La vente de vers de farine au stade larvaire, de grillons domestiques et de criquets migrateurs pour la consommation humaine est désormais autorisée en Suisse. Les consommateurs intéressés, ou curieux, n’auront pourtant pas beaucoup de choix dans les rayons des supermarchés. Coop, il est vrai, a abondamment communiqué sur le sujet en décembre déjà, annonçant la commercialisation d’un burger et de boulettes à base de vers de farine et de légumes ainsi que d’une barre protéinée (vers et fruits), fabriqués par la société Essento, avec des insectes provenant d’élevages belges et hollandais.
Mais les autres grands détaillants se montrent beaucoup plus frileux. Lorsque nous les avons questionnés, mi-avril, seul Manor a annoncé vouloir aussi franchir le pas. «Nous allons proposer des insectes séchés et aromatisés au rayon apéro/snacking», précise Elle Steinbrecher, responsable de la communication. L’entreprise menait cependant encore des discussions avec plusieurs fournisseurs et n’a pas pu fournir de date exacte de mise en vente.
«Pas d’hystérie» chez Migros
Migros explique vouloir d’abord «observer le marché». «Il nous intéresse, mais ne nous rend pas hystériques pour autant. Il s’agit d’un produit d’évolution des modes de consommation, pas d’un tsunami», résume son porte-parole Tristan Cerf. Le géant orange ne se contente toutefois pas d’une position attentiste. Sa filiale Micarna, principale entreprise de production de viande du pays, recherchait ainsi récemment un «gestionnaire de produit Insectes». «Nous sommes convaincus qu’il existe un potentiel, mais la question est encore ouverte de savoir comment ce marché va se développer», explique sa représentante Deborah Rutz.
9% seulement veulent goûter
Aldi et Lidl n’ont pas prévu, pour l’heure, d’incorporer les insectes dans leurs assortiments, tout en précisant suivre attentivement le dossier. Même son de cloche du côté d’Aligro, qui relève que, à l’heure actuelle, «ni la clientèle professionnelle ni la privée n’ont émis de demande spécifique dans le domaine».

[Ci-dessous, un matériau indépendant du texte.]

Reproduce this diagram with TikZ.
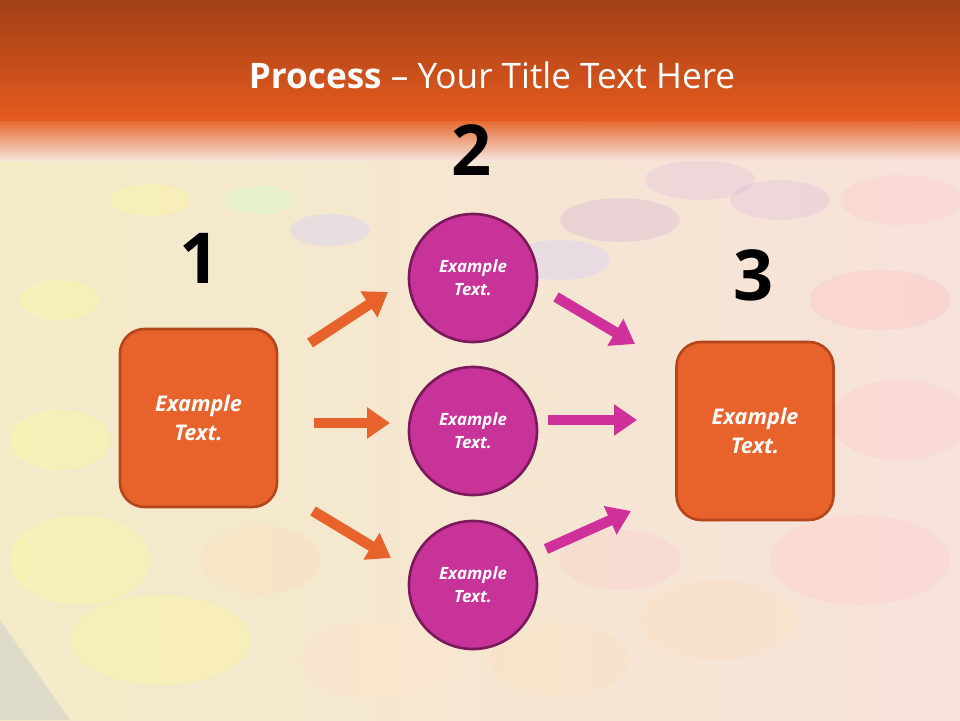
\documentclass[tikz,border=0pt]{standalone}
\usepackage{fontspec}
\setmainfont{Open Sans}
\usetikzlibrary{arrows.meta}
\definecolor{bgpink}{HTML}{F7E2DA}
\definecolor{bgyel}{HTML}{F3EBC8}
\definecolor{hdtop}{HTML}{A13F16}
\definecolor{hdmid}{HTML}{E55A1E}
\definecolor{boxor}{HTML}{E8622C}
\definecolor{boxbd}{HTML}{B5461C}
\definecolor{circ}{HTML}{C8339A}
\definecolor{circbd}{HTML}{7A1A5A}
\definecolor{arrmag}{HTML}{D0309A}
\definecolor{arror}{HTML}{E8622C}
\tikzset{
 sqbox/.style={draw=boxbd,line width=1.5pt,fill=boxor,rounded corners=14pt,minimum width=157*0.02cm,minimum height=178*0.02cm,text=white,font=\bfseries\itshape\fontsize{12.3}{16.5}\selectfont,align=center},
 circnode/.style={circle,draw=circbd,line width=1.5pt,fill=circ,minimum size=128*0.02cm,text=white,font=\bfseries\itshape\fontsize{9.6}{13}\selectfont,align=center},
 num/.style={font=\bfseries\fontsize{40}{44}\selectfont,text=black},
 blk/.style={line width=6pt,-{Triangle[length=13pt,width=17pt]}},
 dot/.style={fill opacity=0.35}
}
\begin{document}
\begin{tikzpicture}[x=0.02cm,y=-0.02cm]
\useasboundingbox (0,0) rectangle (960,720);
\shade[left color=bgyel,right color=bgpink] (0,0) rectangle (960,720);
% faint ellipse texture
\foreach \cx/\cy/\rx/\ry/\c in {
 620/220/60/22/violet!30, 700/180/55/20/violet!25, 560/260/50/20/blue!20,
 880/300/70/30/red!25, 900/420/70/40/red!20, 860/560/90/45/red!20,
 720/620/80/40/orange!25, 560/660/70/35/orange!25, 380/660/80/40/orange!20,
 160/640/90/45/yellow!40, 80/560/70/45/yellow!40, 60/440/50/30/yellow!40,
 260/560/60/35/orange!25, 330/230/40/16/blue!20, 260/200/35/14/green!20,
 150/200/40/16/yellow!40, 60/300/40/20/yellow!40, 620/560/60/30/red!20,
 900/200/60/25/red!20, 780/200/50/20/violet!25}
 {\fill[\c,dot] (\cx,\cy) ellipse ({\rx} and {\ry});}
\fill[gray!40,opacity=0.5] (0,620) -- (70,720) -- (0,720) -- cycle;
% header
\shade[top color=hdtop,bottom color=hdmid] (0,0) rectangle (960,120);
\shade[top color=hdmid,bottom color=bgpink,opacity=0.9] (0,120) rectangle (960,160);
\node[text=white,font=\fontsize{20}{24}\selectfont] (title) at (492,75) {\textbf{Process} -- Your Title Text Here};
% numbers
\node[num] (n1) at (200,258) {1};
\node[num] (n2) at (472,150) {2};
\node[num] (n3) at (754,275) {3};
% boxes
\node[sqbox] (b1) at (198.5,418) {Example\\Text.};
\node[sqbox] (b3) at (755,431) {Example\\Text.};
\node[circnode] (c1) at (473,278) {Example\\Text.};
\node[circnode] (c2) at (473,431) {Example\\Text.};
\node[circnode] (c3) at (473,585) {Example\\Text.};
% arrow endpoints
\coordinate (a1s) at (310,343); \coordinate (a1e) at (388,292);
\coordinate (a2s) at (314,423); \coordinate (a2e) at (390,423);
\coordinate (a3s) at (313,511); \coordinate (a3e) at (391,558);
\coordinate (m1s) at (556,297); \coordinate (m1e) at (635,344);
\coordinate (m2s) at (548,420); \coordinate (m2e) at (637,420);
\coordinate (m3s) at (546,549); \coordinate (m3e) at (631,511);
\draw[blk,arror] (a1s) -- (a1e);
\draw[blk,arror] (a2s) -- (a2e);
\draw[blk,arror] (a3s) -- (a3e);
\draw[blk,arrmag] (m1s) -- (m1e);
\draw[blk,arrmag] (m2s) -- (m2e);
\draw[blk,arrmag] (m3s) -- (m3e);
\end{tikzpicture}
\end{document}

Cette frilosité des grands détaillants s’explique en bonne partie par celle des consommateurs. Car, si la consommation d’insectes offre de sérieux atouts (lire encadré), le dégoût actuel de nombreux Occidentaux est un obstacle de taille. Une enquête, réalisée par la Haute Ecole des sciences agronomiques, forestières et alimentaires bernoise (HAFL) révèle que 9% seulement des personnes interrogées sont décidées à les goûter. Un tiers n’était pas opposé à l’idée, mais préférait attendre de voir. La majorité (environ 60%) ne peut pas s’imaginer les mettre au menu. «Notre sondage a montré que la consommation en Suisse d’aliments à base d’insectes n’est pas totalement utopique. Mais elle prendra du temps», conclut Thomas Brunner, auteur de l’étude. Selon lui, il sera crucial que les curieux trouvent les produits à leur goût, pour qu’ils convainquent ensuite leur entourage, créant un effet boule de neige.
Plusieurs distributeurs n’y croient pas. Volg ne prévoit ainsi pas d’intégrer les insectes dans son assortiment, de même que Globus: «Nos clients associent nos produits au plaisir, explique le détaillant. Or, sous nos latitudes, la consommation d’insectes n’est perçue comme un plaisir que par un nombre limité de personnes. Il n’est pas prévu de changer notre position sur le sujet ni d’y réfléchir.»
Sébastien Sautebin
Lire le bonus web: Allergies alimentaires aux insectes
Nutrition: les atouts des insectes
Selon Anthony Berthou, nutritionniste et enseignant universitaire, ces petites bêtes tirent leur épingle du jeu du point de vue tant nutritionnel qu’environnemental. «Leur teneur en protéines atteint 45% à 75% de leur poids sec et sont une très bonne source d’acides gras polyinsaturés oméga 3 et 6 ainsi que de minéraux comme le fer, le zinc, le magnésium, le cuivre, etc.»
De surcroît, leur empreinte écologique est mineure, contrairement aux élevages traditionnels. Il faut peu d’eau et il suffit de 2 kg d’aliments pour obtenir un kilo d’insectes contre 8 kg pour la même quantité de bœuf. Le spécialiste note également qu’ils produisent très peu de gaz à effet de serre. Des atouts que l’Organisation des Nations Unies pour l’alimentation et l’agriculture (FAO) souligne aussi.
Attention toutefois: en cas d’allergie aux crustacées, il faut savoir que les insectes contiennent la même protéine allergène. François Spertini, médecin-chef du Service d’immunologie et allergie du CHUV, souligne qu’il existe donc un risque de réactivité croisée, dont les conséquences peuvent être graves.